Heavy vehicle drivers who fear losing their jobs to technology – in the form of driverless vehicles – don’t throw away your licences just yet.
The National Transport Commission (NTC) this week released a discussion paper that uncovers a number of barriers to increasing vehicle automation – and they’re not all technology-related.
The NTC is an inter-governmental agency created to help improve the productivity, safety and environmental performance of Australia’s road, rail and intermodal transport systems.
NTC Chief Executive Paul Retter dubs automated vehicles as “the biggest change to our transport system since cars replaced horses”.
In the discussion paper, titled Regulatory options for automated vehicles – May 2016, the NTC identifies that Australia’s laws are not up to speed with the impending changes.
“Amending these laws shouldn’t be hard, but making sure the new laws are nationally consistent and encourage innovation while ensuring the safety of all road users will be important,” Mr Retter said.
The paper highlights that there needs to be clarity around the status of automated vehicles on Australia’s roads, as well as a need to support further trials. In the longer term other legislative barriers will need to be addressed to allow fully driverless vehicles in the future, the paper states.
Questions requiring specific answers
The NTC believes some of the questions that need to be resolved include:
- How can governments enable on-road trials of automated vehicles nationally?
- How can governments help clarify who is controlling a vehicle when the human driver is not driving?

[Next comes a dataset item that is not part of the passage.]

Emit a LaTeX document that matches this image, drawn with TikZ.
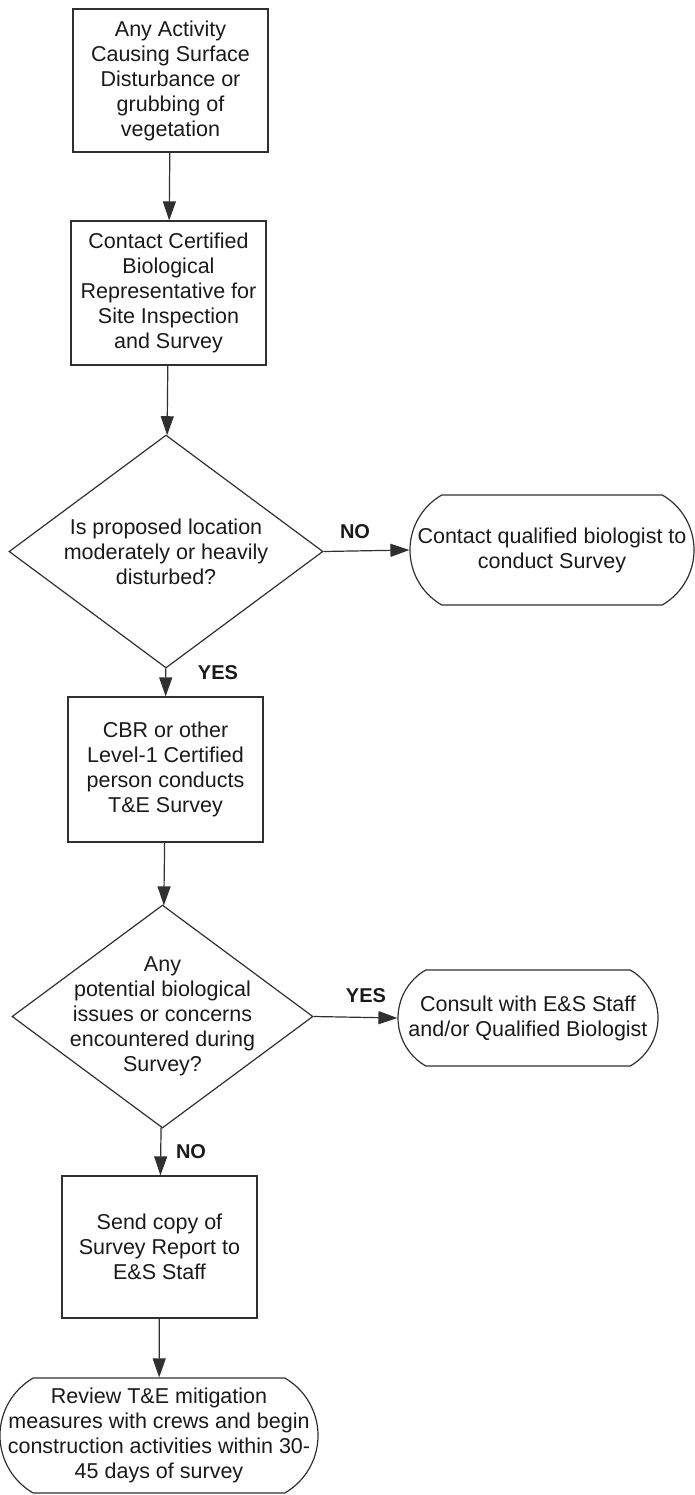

Or when control can alternate between a human and an automated driving system?
- How should the requirement that a driver must have proper control of a vehicle be interpreted by police when there is no human driver?
What should happen to the range of laws that put obligations on a human driver of a vehicle such as:
- rendering assistance after a crash;
- complying with directions from police; and
- paying any tolls or fines.
The NTC says it is also not clear whether people injured in a crash with an automated vehicle will always be able to make a claim under compulsory third party insurance or state-based accident compensation schemes.
How will all the issues raised by the NTC affect your Chain of Responsibility (CoR) obligations?
Would you feel comfortable if your transport operator began implementing levels of automation to its fleet? How would you ensure that the company was compliant which, in turn, affects your CoR obligations?
That’s just one reason you need to subscribe to CoR Adviser – to keep abreast of any automated vehicle trials and legislative changes that affect your business.
Written by legal experts in plain English, CoR Adviser has all the information you need, along with checklists, templates, downloads and case studies, located in the one place.
In the meantime, interested parties can have their say on the NTC’s discussion paper at the NTC’s website.
The NTC will analyse these submissions when making final recommendations to Australia’s transport ministers for their scheduled meeting in November 2016.